Hi TM - thanks for your input! ive been googling the living daylights out of it all morning!!
See below! im still stummped! Think i need one of Andys super scatter graphs!!
Cheers mate - will chk out the web site!
correlation coefficient
Definition
A statistical measure of the interdependence of two or more random variables. Fundamentally, the value indicates how much of a change in one variable is explained by a change in another. Used in portfolio and modelling.
Correlation
The CORREL and PEARSON worksheet functions both calculate the correlation coefficient between two measurement variables when measurements on each variable are observed for each of N subjects. (Any missing observation for any subject causes that subject to be ignored in the analysis.) The Correlation analysis tool is particularly useful when there are more than two measurement variables for each of N subjects. It provides an output table, a correlation matrix, that shows the value of CORREL (or PEARSON) applied to each possible pair of measurement variables.

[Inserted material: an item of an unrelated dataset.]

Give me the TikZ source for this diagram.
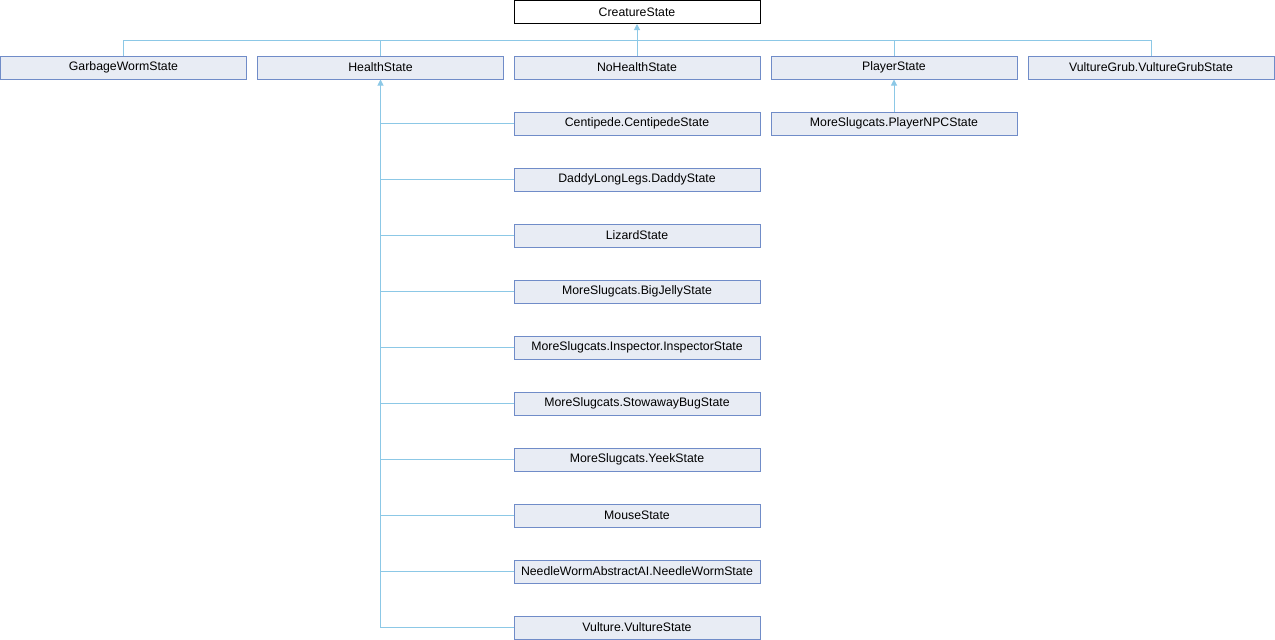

The correlation coefficient, like the covariance, is a measure of the extent to which two measurement variables "vary together." Unlike the covariance, the correlation coefficient is scaled so that its value is independent of the units in which the two measurement variables are expressed. (For example, if the two measurement variables are weight and height, the value of the correlation coefficient is unchanged if weight is converted from pounds to kilograms.) The value of any correlation coefficient must be between -1 and +1 inclusive.
You can use the correlation analysis tool to examine each pair of measurement variables to determine whether the two measurement variables tend to move together — that is, whether large values of one variable tend to be associated with large values of the other (positive correlation), whether small values of one variable tend to be associated with large values of the other (negative correlation), or whether values of both variables tend to be unrelated (correlation near 0 (zero)).